On a cool, rainy morning in September of 2006 I boarded a small float plane and headed out into the wilds of the Kodiak National Wildlife Refuge to photograph the world’s largest bears. Our destination was the Aleut Island Lodge. From here we would explore the areas salmon streams in hopes of having some close encounters with the massive Kodiak brown bears.
This island in southern Alaska is home to around 3000 bears or 0.7 bears per square mile. This population of bears has been cut off from its kin for about 12 000 years allowing it to diverge into its own distinct subspecies. With their rich diet, Kodiak brown bears grow to massive size standing up to 10 feet on their hind legs and reaching 5 feet at the shoulders while on all four legs. Most of the year, the bears eat primarily grass, plants, and berries. However, during the summer, these bears descend from the mountain forests to feast on the bounty of spawning salmon in the rivers and streams.
The goal of bear viewing in Kodiak is to remain undetected by the bears in order to observe and photograph the animals with little to no impact. In addition to minimizing impact on bears, this strategy also allows for some beautiful intimate photos of bears behaving naturally without any awareness of being observed. Each time we approached a bear, the guide was careful to keep us low and positioned down wind. As a result of this practice, the bears are not habituated to the presence of humans and typically flee if they detect their human observers. While this is best for the bears, trying to remain undetected does increase the chances of a dangerous surprise encounter.
While most flee immediately upon sensing humans, we met one bear who was more interested in observing us and displaying his size and power. We came across this bear while hiking through the forest. When he detected our scent, he approached instead of heading away. He then found a suitable tree to climb and jumped up and down on a thick, low lying branch while observing us. The overall effect of this behaviour seemed to be to impress upon us his considerable size.

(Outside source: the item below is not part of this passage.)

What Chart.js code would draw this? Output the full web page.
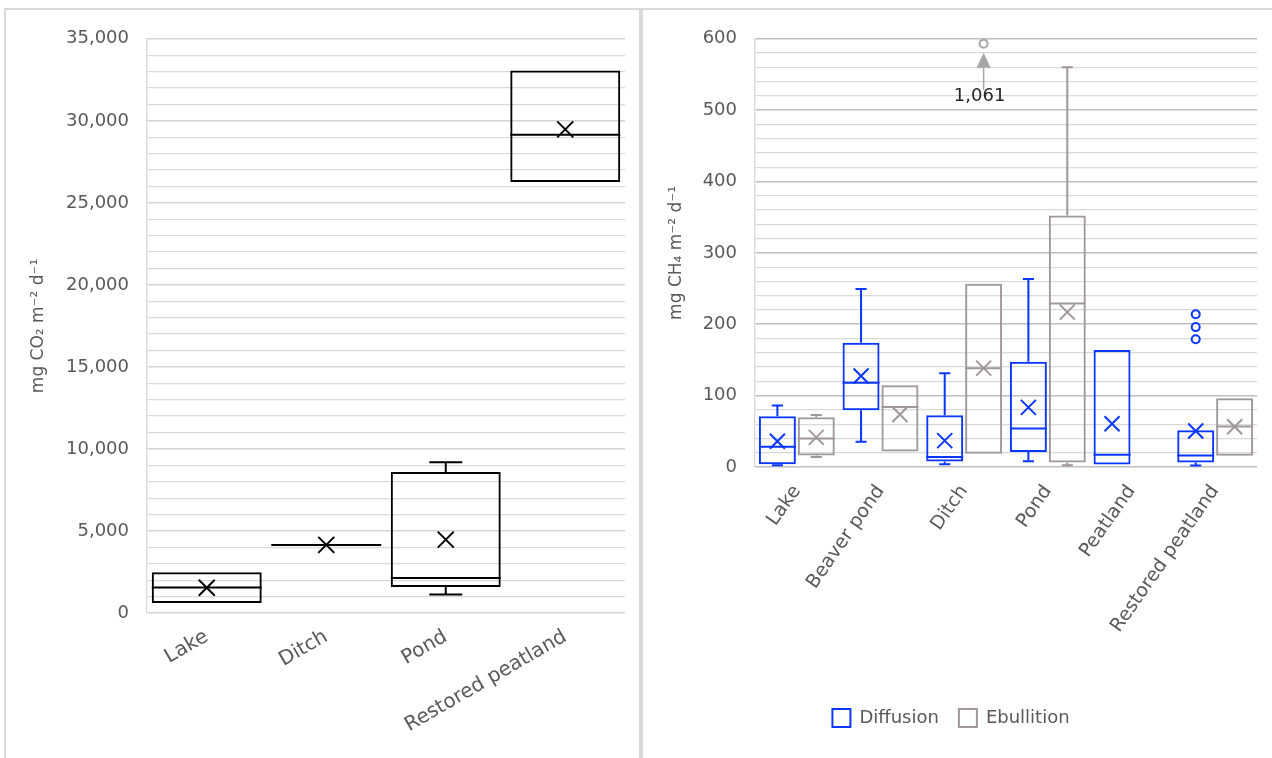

Many of the females are accompanied by a couple of cubs. The cubs typically stay with the mother for around 3 years before venturing off on their own. The young bears are a fantastic photographic subject as they wrestle, play and learn to fish. However, when dealing with cubs, it is obviously critical to remain aware of where the mother bear is in order to stay out of a very dangerous situation. Our first encounter with a mother and cubs came early on the first day. We were warned by the guide that the stream had high banks and any encounter was likely to be close. As we quietly crept upstream we met a mother and cubs around the first bend. Detection was unavoidable due to the close quarters. Fortunately, this mother reared up on her hind legs to get a good look at us before fleeing into the underbrush with her cubs.
A much more intense encounter followed two days later while we observed a mother and two large 2 year old cubs feeding and wrestling in the shallow waters of the tidal flats. This large mother bear forced us up onto a small rock ledge and kept us cornered while calling to her cubs. The cubs wrestled for some time before joining their mother on the bank. Unfortunately for us, the cubs were much more curious than the mother and approached us very close. These cubs are very large and capable of some damage under the wrong circumstances. The guide showed considerable skill and experience to dissuade the cubs from initiating contact while not provoking the massive mother bear into a defensive attack.
Another wonderful encounter followed early the next morning near camp as I was able to photograph two wrestling cubs from very close range. The cubs again were aware of our presence but their curiosity kept them from fleeing as one would expect from a more experienced adult bear. Again I was thankful for the experience and skill of the guide to maintain an awareness of the mother’s presence nearby.
On numerous occasions in Kodiak I felt deeply privileged to observe and photograph the bears under such natural and undisturbed conditions. I feel that the resulting images capture intimate moments that I have not often seen. I hope you enjoy these images as much as I have.